*Directive*:
Without the pictures, extract every line from the start of the material to the line containing "2.51, 2.70, 2.59];", both ends included.

___ Given information

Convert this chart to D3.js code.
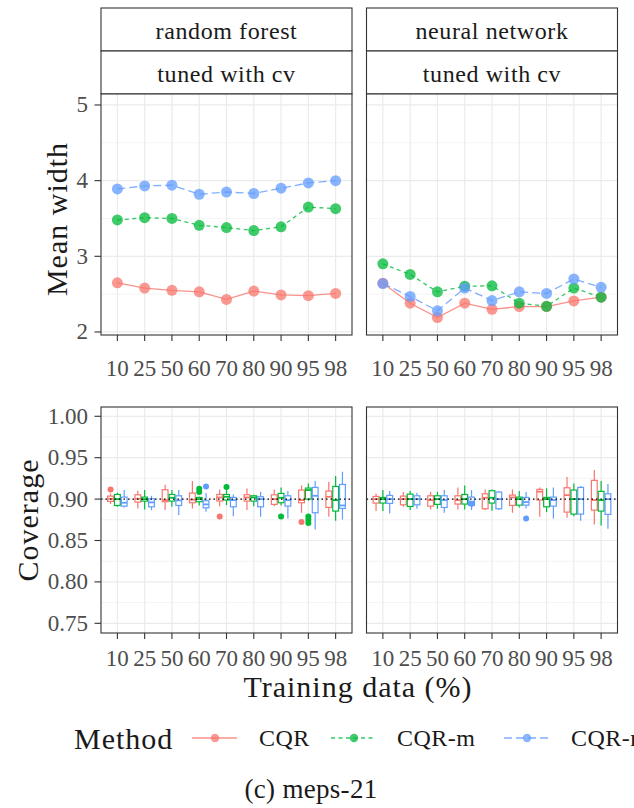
<!DOCTYPE html>
<html>
<head>
<meta charset="utf-8">
<script src="https://d3js.org/d3.v7.min.js"></script>
<style>
  body { margin: 0; background: #fff; }
</style>
</head>
<body>
<script>
// ---- data ----
const trainPct = ["10", "25", "50", "60", "70", "80", "90", "95", "98"];
const methods = ["CQR", "CQR-m", "CQR-r"];
const models = ["random forest", "neural network"];
const methodColors = ["#F8766D", "#00BA38", "#619CFF"];
const widthTicks = [2, 3, 4, 5];
const coverageTicks = [0.75, 0.80, 0.85, 0.90, 0.95, 1.00];

// mean width, top row
const rfWidthCQR  = [2.65, 2.58, 2.55, 2.53, 2.43, 2.54, 2.49, 2.48, 2.51];
const rfWidthCQRm = [3.48, 3.51, 3.50, 3.41, 3.38, 3.34, 3.39, 3.65, 3.63];
const rfWidthCQRr = [3.89, 3.93, 3.94, 3.82, 3.85, 3.83, 3.90, 3.97, 4.00];
const nnWidthCQR  = [2.645, 2.38, 2.19, 2.38, 2.30, 2.335, 2.335, 2.41, 2.46];
const nnWidthCQRm = [2.90, 2.76, 2.53, 2.605, 2.61, 2.38, 2.34, 2.58, 2.46];
const nnWidthCQRr = [2.64, 2.47, 2.28, 2.58, 2.415, 2.53, 2.51, 2.70, 2.59];

// coverage boxplots: [lower whisker, q1, median, q3, upper whisker]
const rfCovCQR = [
  [0.8940, 0.8972, 0.9004, 0.9036, 0.9069], [0.8887, 0.8964, 0.9004, 0.9052, 0.9101],
  [0.8867, 0.8968, 0.8988, 0.9113, 0.9173], [0.8887, 0.8956, 0.8992, 0.9073, 0.9218],
  [0.8915, 0.8976, 0.9020, 0.9056, 0.9117], [0.8867, 0.8976, 0.9020, 0.9052, 0.9129],
  [0.8915, 0.8936, 0.9000, 0.9052, 0.9117], [0.8835, 0.8956, 0.8988, 0.9109, 0.9165],
  [0.8786, 0.8899, 0.9028, 0.9097, 0.9210]];
const rfCovCQRm = [
  [0.8907, 0.8923, 0.9000, 0.9056, 0.9077], [0.8875, 0.8976, 0.9000, 0.9024, 0.9109],
  [0.8907, 0.8976, 0.9016, 0.9056, 0.9109], [0.8923, 0.8968, 0.9000, 0.9020, 0.9028],
  [0.8927, 0.8988, 0.9028, 0.9056, 0.9109], [0.8915, 0.8976, 0.9020, 0.9040, 0.9052],
  [0.8923, 0.8956, 0.9016, 0.9069, 0.9141], [0.8980, 0.9000, 0.9109, 0.9133, 0.9189],
  [0.8738, 0.8855, 0.8988, 0.9153, 0.9278]];
const rfCovCQRr = [
  [0.8899, 0.8915, 0.8956, 0.9024, 0.9109], [0.8867, 0.8907, 0.8960, 0.9004, 0.9040],
  [0.8807, 0.8923, 0.8984, 0.9040, 0.9109], [0.8847, 0.8895, 0.8936, 0.8980, 0.9073],
  [0.8794, 0.8907, 0.8988, 0.9020, 0.9056], [0.8786, 0.8907, 0.9000, 0.9028, 0.9089],
  [0.8766, 0.8915, 0.8988, 0.9040, 0.9097], [0.8633, 0.8835, 0.9040, 0.9141, 0.9218],
  [0.8754, 0.8887, 0.8923, 0.9177, 0.9330]];
const nnCovCQR = [
  [0.8855, 0.8952, 0.9000, 0.9032, 0.9069], [0.8907, 0.8931, 0.9000, 0.9036, 0.9085],
  [0.8875, 0.8915, 0.8988, 0.9040, 0.9089], [0.8875, 0.8940, 0.8988, 0.9040, 0.9141],
  [0.8867, 0.8883, 0.9016, 0.9064, 0.9117], [0.8835, 0.8923, 0.9020, 0.9048, 0.9117],
  [0.8786, 0.8988, 0.9089, 0.9117, 0.9141], [0.8774, 0.8843, 0.9048, 0.9137, 0.9266],
  [0.8694, 0.8867, 0.8988, 0.9226, 0.9351]];
const nnCovCQRm = [
  [0.8855, 0.8952, 0.9000, 0.9020, 0.9109], [0.8867, 0.8911, 0.9000, 0.9060, 0.9097],
  [0.8883, 0.8936, 0.9000, 0.9040, 0.9085], [0.8875, 0.8940, 0.9000, 0.9056, 0.9165],
  [0.8859, 0.8952, 0.9016, 0.9101, 0.9117], [0.8899, 0.8927, 0.9000, 0.9024, 0.9097],
  [0.8843, 0.8907, 0.9000, 0.9020, 0.9129], [0.8794, 0.8819, 0.9000, 0.9109, 0.9189],
  [0.8682, 0.8855, 0.8988, 0.9093, 0.9218]];
const nnCovCQRr = [
  [0.8827, 0.8948, 0.9000, 0.9044, 0.9097], [0.8883, 0.8931, 0.9000, 0.9040, 0.9077],
  [0.8835, 0.8899, 0.8988, 0.9040, 0.9109], [0.8867, 0.8923, 0.8968, 0.9024, 0.9109],
  [0.8867, 0.8883, 0.9000, 0.9085, 0.9097], [0.8887, 0.8927, 0.8964, 0.9020, 0.9085],
  [0.8766, 0.8915, 0.8988, 0.9024, 0.9141], [0.8738, 0.8819, 0.9000, 0.9141, 0.9157],
  [0.8641, 0.8815, 0.9000, 0.9064, 0.9181]];

// outliers: [training %, coverage]
const rfOutCQR  = [["10", 0.9117], ["70", 0.8790], ["95", 0.8722]];
const rfOutCQRm = [["60", 0.9125], ["60", 0.9085], ["70", 0.9145], ["90", 0.8790],
                   ["95", 0.8790], ["95", 0.8750], ["95", 0.8710]];
const rfOutCQRr = [["60", 0.9153]];
const nnOutCQR  = [];
const nnOutCQRm = [];
const nnOutCQRr = [["60", 0.8944], ["80", 0.8766]];

const widthData = [[rfWidthCQR, rfWidthCQRm, rfWidthCQRr], [nnWidthCQR, nnWidthCQRm, nnWidthCQRr]];
const covData = [[rfCovCQR, rfCovCQRm, rfCovCQRr], [nnCovCQR, nnCovCQRm, nnCovCQRr]];
const outData = [[rfOutCQR, rfOutCQRm, rfOutCQRr], [nnOutCQR, nnOutCQRm, nnOutCQRr]];
const dashes = [null, "4,3.5", "8,4"];

// ---- layout ----
const W = 634, H = 808;
const panelX = [[101, 352], [366.5, 617.5]];
const topTop = 94, topBot = 335, botTop = 407, botBot = 633;
const border = "#333333", grid = "#EBEBEB";
const serif = "'Liberation Serif', 'DejaVu Serif', 'Times New Roman', Times, serif";

const svg = d3.select("body").append("svg").attr("width", W).attr("height", H)
  .attr("font-family", serif);

// times is narrower than the latex font, so a bit of letter spacing
function label(sel, size, spacing, color) {
  return sel.style("font-family", serif).style("font-size", size + "px")
    .style("letter-spacing", (spacing || 0) + "px").style("fill", color || "#1a1a1a");
}

const yTop = d3.scaleLinear().domain([1.96, 5.145]).range([topBot, topTop]);
const yBot = d3.scaleLinear().domain([0.7383, 1.0112]).range([botBot, botTop]);

panelX.forEach((px, i) => {
  const x = d3.scalePoint().domain(trainPct).range(px).padding(0.6);
  const pw = px[1] - px[0];

  // strips
  [[8, 51, models[i]], [51, topTop, "tuned with cv"]].forEach(s => {
    svg.append("rect").attr("x", px[0]).attr("y", s[0]).attr("width", pw).attr("height", s[1] - s[0])
      .attr("fill", "#fff").attr("stroke", border).attr("stroke-width", 1.1);
    label(svg.append("text").attr("x", (px[0] + px[1]) / 2).attr("y", (s[0] + s[1]) / 2 + 1)
      .attr("text-anchor", "middle").attr("dominant-baseline", "central"), 24, 0.6).text(s[2]);
  });

  // ---- top: mean width ----
  const gT = svg.append("g");
  gT.append("rect").attr("x", px[0]).attr("y", topTop).attr("width", pw).attr("height", topBot - topTop).attr("fill", "#fff");
  d3.range(2.5, 5, 1).forEach(v => {
    gT.append("line").attr("x1", px[0]).attr("x2", px[1]).attr("y1", yTop(v)).attr("y2", yTop(v))
      .attr("stroke", grid).attr("stroke-width", 0.6);
  });
  widthTicks.forEach(v => {
    gT.append("line").attr("x1", px[0]).attr("x2", px[1]).attr("y1", yTop(v)).attr("y2", yTop(v))
      .attr("stroke", grid).attr("stroke-width", 1.2);
  });
  trainPct.forEach(c => {
    gT.append("line").attr("x1", x(c)).attr("x2", x(c)).attr("y1", topTop).attr("y2", topBot)
      .attr("stroke", grid).attr("stroke-width", 1.2);
  });
  widthData[i].forEach((vals, m) => {
    const line = d3.line().x((d, k) => x(trainPct[k])).y(d => yTop(d));
    gT.append("path").datum(vals).attr("d", line).attr("fill", "none")
      .attr("stroke", methodColors[m]).attr("stroke-width", 1.3).attr("opacity", 0.8)
      .attr("stroke-dasharray", dashes[m]);
  });
  widthData[i].forEach((vals, m) => {
    gT.selectAll(null).data(vals).enter().append("circle")
      .attr("cx", (d, k) => x(trainPct[k])).attr("cy", d => yTop(d)).attr("r", 5.5)
      .attr("fill", methodColors[m]).attr("opacity", 0.75);
  });
  gT.append("rect").attr("x", px[0]).attr("y", topTop).attr("width", pw).attr("height", topBot - topTop)
    .attr("fill", "none").attr("stroke", border).attr("stroke-width", 1.1);

  // ---- bottom: coverage ----
  const gB = svg.append("g");
  gB.append("rect").attr("x", px[0]).attr("y", botTop).attr("width", pw).attr("height", botBot - botTop).attr("fill", "#fff");
  [0.775, 0.825, 0.875, 0.925, 0.975].forEach(v => {
    gB.append("line").attr("x1", px[0]).attr("x2", px[1]).attr("y1", yBot(v)).attr("y2", yBot(v))
      .attr("stroke", grid).attr("stroke-width", 0.6);
  });
  coverageTicks.forEach(v => {
    gB.append("line").attr("x1", px[0]).attr("x2", px[1]).attr("y1", yBot(v)).attr("y2", yBot(v))
      .attr("stroke", grid).attr("stroke-width", 1.2);
  });
  trainPct.forEach(c => {
    gB.append("line").attr("x1", x(c)).attr("x2", x(c)).attr("y1", botTop).attr("y2", botBot)
      .attr("stroke", grid).attr("stroke-width", 1.2);
  });
  const dodge = x.step() * 0.75 / 3, bw = dodge * 0.85;
  covData[i].forEach((stats, m) => {
    const col = methodColors[m];
    stats.forEach((s, k) => {
      const cx = x(trainPct[k]) + (m - 1) * dodge;
      gB.append("line").attr("x1", cx).attr("x2", cx).attr("y1", yBot(s[0])).attr("y2", yBot(s[1]))
        .attr("stroke", col).attr("stroke-width", 1.2);
      gB.append("line").attr("x1", cx).attr("x2", cx).attr("y1", yBot(s[3])).attr("y2", yBot(s[4]))
        .attr("stroke", col).attr("stroke-width", 1.2);
      gB.append("rect").attr("x", cx - bw / 2).attr("width", bw)
        .attr("y", yBot(s[3])).attr("height", yBot(s[1]) - yBot(s[3]))
        .attr("fill", "#fff").attr("stroke", col).attr("stroke-width", 1.2);
      gB.append("line").attr("x1", cx - bw / 2).attr("x2", cx + bw / 2).attr("y1", yBot(s[2])).attr("y2", yBot(s[2]))
        .attr("stroke", col).attr("stroke-width", 1.8);
    });
    gB.selectAll(null).data(outData[i][m]).enter().append("circle")
      .attr("cx", d => x(d[0]) + (m - 1) * dodge).attr("cy", d => yBot(d[1])).attr("r", 3)
      .attr("fill", col);
  });
  gB.append("line").attr("x1", px[0]).attr("x2", px[1]).attr("y1", yBot(0.9)).attr("y2", yBot(0.9))
    .attr("stroke", "#000").attr("stroke-width", 1.3).attr("stroke-dasharray", "1.5,3");
  gB.append("rect").attr("x", px[0]).attr("y", botTop).attr("width", pw).attr("height", botBot - botTop)
    .attr("fill", "none").attr("stroke", border).attr("stroke-width", 1.1);

  // x axes
  [[topBot, 368], [botBot, 658]].forEach(a => {
    const ax = svg.append("g");
    trainPct.forEach(c => {
      ax.append("line").attr("x1", x(c)).attr("x2", x(c)).attr("y1", a[0]).attr("y2", a[0] + 6)
        .attr("stroke", border).attr("stroke-width", 1.1);
      label(ax.append("text").attr("x", x(c)).attr("y", a[1]).attr("text-anchor", "middle")
        .attr("dominant-baseline", "central"), 23, 0, "#4d4d4d").text(c);
    });
  });
});

// y axes
widthTicks.forEach(v => {
  svg.append("line").attr("x1", 94.5).attr("x2", 101).attr("y1", yTop(v)).attr("y2", yTop(v))
    .attr("stroke", border).attr("stroke-width", 1.1);
  label(svg.append("text").attr("x", 88).attr("y", yTop(v)).attr("text-anchor", "end")
    .attr("dominant-baseline", "central"), 23, 0, "#4d4d4d").text(v);
});
coverageTicks.forEach(v => {
  svg.append("line").attr("x1", 94.5).attr("x2", 101).attr("y1", yBot(v)).attr("y2", yBot(v))
    .attr("stroke", border).attr("stroke-width", 1.1);
  label(svg.append("text").attr("x", 88).attr("y", yBot(v)).attr("text-anchor", "end")
    .attr("dominant-baseline", "central"), 23, 0, "#4d4d4d").text(v.toFixed(2));
});

// titles
label(svg.append("text").attr("transform", "translate(56,219) rotate(-90)").attr("text-anchor", "middle")
  .attr("dominant-baseline", "central"), 30, 1).text("Mean width");
label(svg.append("text").attr("transform", "translate(27,520) rotate(-90)").attr("text-anchor", "middle")
  .attr("dominant-baseline", "central"), 30, 1).text("Coverage");
label(svg.append("text").attr("x", 358).attr("y", 686).attr("text-anchor", "middle")
  .attr("dominant-baseline", "central"), 30, 1).text("Training data (%)");

// legend
const ly = 738;
label(svg.append("text").attr("x", 74).attr("y", ly).attr("dominant-baseline", "central"), 30, 1).text("Method");
const keyX = [192, 331, 504];
const labX = [259, 397, 571];
methods.forEach((m, k) => {
  svg.append("line").attr("x1", keyX[k]).attr("x2", keyX[k] + 45).attr("y1", ly).attr("y2", ly)
    .attr("stroke", methodColors[k]).attr("stroke-width", 1.3).attr("opacity", 0.8)
    .attr("stroke-dasharray", dashes[k]);
  svg.append("circle").attr("cx", keyX[k] + 23).attr("cy", ly).attr("r", 4.2)
    .attr("fill", methodColors[k]).attr("opacity", 0.75);
  label(svg.append("text").attr("x", labX[k]).attr("y", ly).attr("dominant-baseline", "central"), 24, 0.5).text(m);
});

label(svg.append("text").attr("x", 311).attr("y", 789).attr("text-anchor", "middle")
  .attr("dominant-baseline", "central"), 27, 0.3).text("(c) meps-21");
</script>
</body>
</html>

______

*Correct output*:
Convert this chart to D3.js code.
<!DOCTYPE html>
<html>
<head>
<meta charset="utf-8">
<script src="https://d3js.org/d3.v7.min.js"></script>
<style>
  body { margin: 0; background: #fff; }
</style>
</head>
<body>
<script>
// ---- data ----
const trainPct = ["10", "25", "50", "60", "70", "80", "90", "95", "98"];
const methods = ["CQR", "CQR-m", "CQR-r"];
const models = ["random forest", "neural network"];
const methodColors = ["#F8766D", "#00BA38", "#619CFF"];
const widthTicks = [2, 3, 4, 5];
const coverageTicks = [0.75, 0.80, 0.85, 0.90, 0.95, 1.00];

// mean width, top row
const rfWidthCQR  = [2.65, 2.58, 2.55, 2.53, 2.43, 2.54, 2.49, 2.48, 2.51];
const rfWidthCQRm = [3.48, 3.51, 3.50, 3.41, 3.38, 3.34, 3.39, 3.65, 3.63];
const rfWidthCQRr = [3.89, 3.93, 3.94, 3.82, 3.85, 3.83, 3.90, 3.97, 4.00];
const nnWidthCQR  = [2.645, 2.38, 2.19, 2.38, 2.30, 2.335, 2.335, 2.41, 2.46];
const nnWidthCQRm = [2.90, 2.76, 2.53, 2.605, 2.61, 2.38, 2.34, 2.58, 2.46];
const nnWidthCQRr = [2.64, 2.47, 2.28, 2.58, 2.415, 2.53, 2.51, 2.70, 2.59];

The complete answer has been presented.